Como característico do cinema de Lucrecia Martel, o som desponta como um elemento essencial para a criação da atmosfera de Zama. Quando um zumbido demarca pensamentos de personagens que se perdem em divagações, ou quando a gradual diminuição no volume dos sons de fundo se une a planos mais fechados num rosto, por exemplo, somos transportados através desse elemento invisível à alienação, desespero e outros estados de espírito desses homens de maneira bastante eficiente. Na contramão dessa aparente espontaneidade, o uso da música em Zama tem um ar totalmente não natural – o que, nesse caso, é proposital.

O extracampo é, então, essencial para entendermos as dinâmicas do trabalho de som, posto que ele também trabalha com imagens mentais, ainda que de outra natureza. Com isso, Martel consegue até mesmo dar nova vida a um elemento usado não raro sem criatividade, que é o off (Padilha e seu O Mecanismo que o digam). Em Zama, o off pode, por vezes, adentrar ativamente na cena com a mesma fluidez que passa ao posto de voz de deus, mostrando ou ocultando seu autor e nos lembrando, de tempos em tempos, que o filme é uma construção, ainda que, em sua superfície, pareça uma obra fincada numa expressão bem naturalista da trama.

Outro ponto interessante dessa dinâmica é a maneira como negros e indígenas são apresentados no filme. Os primeiros são entendidos pelos europeus como meras peças de uma engrenagem, mas momentos da trama dão conta de expressar algo da complexidade e resistência de personagens como a coxa Malemba (Mariana Nunes), cujo destino Luciana insiste em querer interferir para além de seus desejos. Já os segundos são os que apresentam total integração com o espaço cobiçado, porém, detestado pelos europeus.
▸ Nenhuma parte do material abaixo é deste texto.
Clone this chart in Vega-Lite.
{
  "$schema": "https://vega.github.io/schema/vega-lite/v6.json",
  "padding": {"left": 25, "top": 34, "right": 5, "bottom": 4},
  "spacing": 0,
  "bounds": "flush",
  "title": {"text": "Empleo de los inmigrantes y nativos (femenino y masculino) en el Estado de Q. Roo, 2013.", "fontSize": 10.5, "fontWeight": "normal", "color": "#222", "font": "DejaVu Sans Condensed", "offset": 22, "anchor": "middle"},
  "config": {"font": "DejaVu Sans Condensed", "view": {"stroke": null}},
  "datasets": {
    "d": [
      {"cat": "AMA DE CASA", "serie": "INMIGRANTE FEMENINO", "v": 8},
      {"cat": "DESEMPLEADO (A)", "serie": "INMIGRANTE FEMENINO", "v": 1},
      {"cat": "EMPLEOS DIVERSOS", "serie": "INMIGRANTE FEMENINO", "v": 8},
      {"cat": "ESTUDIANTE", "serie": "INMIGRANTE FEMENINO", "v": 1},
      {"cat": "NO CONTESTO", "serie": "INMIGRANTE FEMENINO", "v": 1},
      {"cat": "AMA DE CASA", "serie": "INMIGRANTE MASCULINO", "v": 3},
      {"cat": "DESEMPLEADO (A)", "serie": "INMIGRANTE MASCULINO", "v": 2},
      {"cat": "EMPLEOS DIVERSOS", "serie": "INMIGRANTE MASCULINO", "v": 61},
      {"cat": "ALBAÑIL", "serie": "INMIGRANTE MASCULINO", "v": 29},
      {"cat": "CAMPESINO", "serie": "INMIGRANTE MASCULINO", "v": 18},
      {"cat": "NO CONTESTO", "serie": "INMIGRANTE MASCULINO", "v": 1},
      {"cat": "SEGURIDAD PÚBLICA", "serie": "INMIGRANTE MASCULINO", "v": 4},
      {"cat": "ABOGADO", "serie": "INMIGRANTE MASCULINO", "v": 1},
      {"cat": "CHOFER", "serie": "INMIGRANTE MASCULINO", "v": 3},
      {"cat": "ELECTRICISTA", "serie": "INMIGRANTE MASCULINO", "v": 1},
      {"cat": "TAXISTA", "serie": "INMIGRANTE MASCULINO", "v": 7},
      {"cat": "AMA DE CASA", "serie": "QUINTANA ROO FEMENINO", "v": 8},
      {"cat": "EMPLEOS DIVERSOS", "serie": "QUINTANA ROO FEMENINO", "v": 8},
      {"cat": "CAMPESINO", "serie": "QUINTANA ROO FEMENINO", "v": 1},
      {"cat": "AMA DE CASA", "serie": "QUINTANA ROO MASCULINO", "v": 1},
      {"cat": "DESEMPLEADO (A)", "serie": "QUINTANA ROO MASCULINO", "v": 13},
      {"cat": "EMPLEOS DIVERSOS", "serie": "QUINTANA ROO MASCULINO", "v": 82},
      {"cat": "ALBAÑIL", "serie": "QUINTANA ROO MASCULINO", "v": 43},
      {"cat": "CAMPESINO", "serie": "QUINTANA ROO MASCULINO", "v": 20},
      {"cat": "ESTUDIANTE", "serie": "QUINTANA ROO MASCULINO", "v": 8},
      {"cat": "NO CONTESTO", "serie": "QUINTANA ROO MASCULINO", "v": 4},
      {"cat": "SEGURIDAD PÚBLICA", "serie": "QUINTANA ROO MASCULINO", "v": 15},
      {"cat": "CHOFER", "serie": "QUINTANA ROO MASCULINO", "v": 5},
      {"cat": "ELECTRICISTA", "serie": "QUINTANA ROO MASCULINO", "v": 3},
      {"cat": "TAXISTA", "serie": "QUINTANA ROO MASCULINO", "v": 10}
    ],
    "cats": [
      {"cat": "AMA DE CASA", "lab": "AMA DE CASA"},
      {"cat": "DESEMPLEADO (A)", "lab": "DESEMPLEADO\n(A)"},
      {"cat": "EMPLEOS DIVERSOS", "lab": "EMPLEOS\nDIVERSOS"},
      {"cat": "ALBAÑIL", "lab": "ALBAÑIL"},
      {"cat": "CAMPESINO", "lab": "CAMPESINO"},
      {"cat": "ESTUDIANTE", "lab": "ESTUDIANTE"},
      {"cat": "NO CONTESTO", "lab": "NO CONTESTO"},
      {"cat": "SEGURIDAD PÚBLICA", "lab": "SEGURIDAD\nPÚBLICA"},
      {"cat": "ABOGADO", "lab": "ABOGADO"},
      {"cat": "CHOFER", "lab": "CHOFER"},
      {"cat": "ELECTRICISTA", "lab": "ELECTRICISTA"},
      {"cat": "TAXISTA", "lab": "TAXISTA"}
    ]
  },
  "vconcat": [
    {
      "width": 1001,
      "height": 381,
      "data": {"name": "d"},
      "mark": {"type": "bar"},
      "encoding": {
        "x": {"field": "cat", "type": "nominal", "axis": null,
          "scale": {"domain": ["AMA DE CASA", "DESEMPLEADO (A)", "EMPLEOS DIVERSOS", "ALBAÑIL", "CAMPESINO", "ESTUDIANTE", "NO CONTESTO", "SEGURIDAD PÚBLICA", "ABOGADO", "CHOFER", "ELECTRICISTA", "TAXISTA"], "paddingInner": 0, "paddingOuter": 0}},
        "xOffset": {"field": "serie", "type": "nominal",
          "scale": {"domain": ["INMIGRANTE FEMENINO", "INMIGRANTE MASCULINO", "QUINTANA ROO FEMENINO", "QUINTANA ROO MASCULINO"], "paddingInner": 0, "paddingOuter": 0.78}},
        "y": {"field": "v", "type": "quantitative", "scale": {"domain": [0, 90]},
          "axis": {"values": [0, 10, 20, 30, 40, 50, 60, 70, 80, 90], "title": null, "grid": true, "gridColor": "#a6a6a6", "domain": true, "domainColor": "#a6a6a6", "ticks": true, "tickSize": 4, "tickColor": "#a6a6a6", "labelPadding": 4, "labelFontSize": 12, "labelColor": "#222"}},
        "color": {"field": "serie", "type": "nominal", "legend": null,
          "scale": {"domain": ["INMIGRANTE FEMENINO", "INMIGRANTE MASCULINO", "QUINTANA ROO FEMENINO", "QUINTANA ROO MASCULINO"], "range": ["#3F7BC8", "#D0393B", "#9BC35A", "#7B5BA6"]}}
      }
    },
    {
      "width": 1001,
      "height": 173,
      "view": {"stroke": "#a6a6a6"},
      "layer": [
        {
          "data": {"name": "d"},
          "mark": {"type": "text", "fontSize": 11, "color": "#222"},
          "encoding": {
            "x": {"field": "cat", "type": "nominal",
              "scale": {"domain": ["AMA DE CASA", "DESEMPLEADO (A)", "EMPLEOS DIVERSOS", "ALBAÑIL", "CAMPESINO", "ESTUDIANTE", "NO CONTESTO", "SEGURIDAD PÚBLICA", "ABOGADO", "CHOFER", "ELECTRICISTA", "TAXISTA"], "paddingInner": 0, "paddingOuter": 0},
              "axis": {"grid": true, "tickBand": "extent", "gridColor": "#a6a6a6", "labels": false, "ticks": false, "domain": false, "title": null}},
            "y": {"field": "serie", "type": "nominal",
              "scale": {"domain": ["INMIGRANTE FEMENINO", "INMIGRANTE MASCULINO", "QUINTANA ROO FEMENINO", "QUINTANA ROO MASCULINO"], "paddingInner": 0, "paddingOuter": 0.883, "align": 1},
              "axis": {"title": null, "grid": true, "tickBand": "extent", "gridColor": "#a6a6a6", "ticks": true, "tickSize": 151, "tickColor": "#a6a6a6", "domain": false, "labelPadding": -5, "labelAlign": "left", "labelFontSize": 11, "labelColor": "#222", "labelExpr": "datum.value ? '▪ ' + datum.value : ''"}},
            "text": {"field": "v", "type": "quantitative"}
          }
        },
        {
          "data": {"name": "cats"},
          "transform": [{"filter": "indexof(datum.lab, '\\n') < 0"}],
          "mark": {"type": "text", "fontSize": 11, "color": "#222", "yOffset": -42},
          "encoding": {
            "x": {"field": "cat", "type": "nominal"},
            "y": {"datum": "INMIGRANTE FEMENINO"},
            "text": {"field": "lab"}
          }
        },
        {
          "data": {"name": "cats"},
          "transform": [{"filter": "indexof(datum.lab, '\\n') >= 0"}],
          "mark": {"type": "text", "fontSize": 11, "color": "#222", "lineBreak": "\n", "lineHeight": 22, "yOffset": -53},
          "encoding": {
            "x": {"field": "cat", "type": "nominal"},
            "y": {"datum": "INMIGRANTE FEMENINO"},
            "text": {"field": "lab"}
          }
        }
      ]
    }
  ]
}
A cena da travessia dos índios cegos e, posteriormente, quando um grupo de outra etnia ataca Zama e seus companheiros mostra bem isso – o que só intensifica os ecos da brutalidade para com os povos indígenas pela qual os espanhóis ficaram conhecidos nos registros históricos do período.
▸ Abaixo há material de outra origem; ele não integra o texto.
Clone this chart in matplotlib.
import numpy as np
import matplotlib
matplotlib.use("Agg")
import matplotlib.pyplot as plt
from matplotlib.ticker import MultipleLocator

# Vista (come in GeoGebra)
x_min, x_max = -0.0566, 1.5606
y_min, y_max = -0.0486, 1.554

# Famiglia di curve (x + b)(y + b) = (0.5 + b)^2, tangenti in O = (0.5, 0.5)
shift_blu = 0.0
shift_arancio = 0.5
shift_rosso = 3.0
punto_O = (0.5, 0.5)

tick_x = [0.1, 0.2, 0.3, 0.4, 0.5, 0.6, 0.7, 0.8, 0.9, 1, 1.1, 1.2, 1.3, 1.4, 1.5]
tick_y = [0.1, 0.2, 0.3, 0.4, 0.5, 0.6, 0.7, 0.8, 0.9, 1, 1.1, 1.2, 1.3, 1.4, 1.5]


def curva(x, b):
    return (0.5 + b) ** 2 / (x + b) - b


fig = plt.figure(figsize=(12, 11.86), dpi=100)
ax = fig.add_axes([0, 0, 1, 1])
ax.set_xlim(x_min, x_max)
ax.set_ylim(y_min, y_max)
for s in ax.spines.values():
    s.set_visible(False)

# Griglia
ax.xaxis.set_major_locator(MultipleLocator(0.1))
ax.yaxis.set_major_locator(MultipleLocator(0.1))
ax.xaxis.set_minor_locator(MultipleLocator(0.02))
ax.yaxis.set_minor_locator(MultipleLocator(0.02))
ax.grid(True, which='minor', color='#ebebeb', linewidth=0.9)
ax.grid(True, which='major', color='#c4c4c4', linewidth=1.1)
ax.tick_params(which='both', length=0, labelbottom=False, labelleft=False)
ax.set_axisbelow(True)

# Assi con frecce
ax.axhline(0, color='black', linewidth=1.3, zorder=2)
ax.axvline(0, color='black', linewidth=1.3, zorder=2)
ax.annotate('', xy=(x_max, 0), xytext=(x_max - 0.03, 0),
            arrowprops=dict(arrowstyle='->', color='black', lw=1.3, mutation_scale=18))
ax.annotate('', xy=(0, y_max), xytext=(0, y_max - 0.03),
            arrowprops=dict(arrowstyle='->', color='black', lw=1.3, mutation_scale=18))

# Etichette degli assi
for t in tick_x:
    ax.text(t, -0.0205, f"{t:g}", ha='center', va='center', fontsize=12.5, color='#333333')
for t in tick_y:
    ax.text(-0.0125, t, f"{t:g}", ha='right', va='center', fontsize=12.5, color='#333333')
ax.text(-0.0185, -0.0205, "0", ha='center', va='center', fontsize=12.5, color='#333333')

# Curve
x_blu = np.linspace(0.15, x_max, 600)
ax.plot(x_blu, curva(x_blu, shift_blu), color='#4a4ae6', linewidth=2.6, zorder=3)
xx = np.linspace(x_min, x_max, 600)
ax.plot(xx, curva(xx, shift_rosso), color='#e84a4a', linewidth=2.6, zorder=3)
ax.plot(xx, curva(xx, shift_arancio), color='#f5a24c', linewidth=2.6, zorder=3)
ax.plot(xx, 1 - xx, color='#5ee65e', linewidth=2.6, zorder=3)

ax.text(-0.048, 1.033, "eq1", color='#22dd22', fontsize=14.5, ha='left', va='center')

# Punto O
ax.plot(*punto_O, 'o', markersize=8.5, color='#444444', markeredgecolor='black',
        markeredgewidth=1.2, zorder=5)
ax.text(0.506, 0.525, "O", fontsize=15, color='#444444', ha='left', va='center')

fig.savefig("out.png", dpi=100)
Num debate por ocasião da pré-estreia de Zama no Brasil, Martel comentou como a trama ecoa na contemporaneidade ao pontuar que “a classe média argentina […] é composta por pessoas que não se resignam em viver aqui [na América Latina]”. De fato, a mesma supervalorização dos valores (e vícios) ocidentais, o desprezo aos autóctones e minorias, e, consequentemente, a frustração de nunca pertencer nem ao lugar onde se está e nem àquele que se almeja tornam o longa o tipo de filme que não se coloca tanto em alta conta ao assisti-lo, mas que cresce na medida em que consegue fincar os pés na mente do espectador no decorrer do tempo.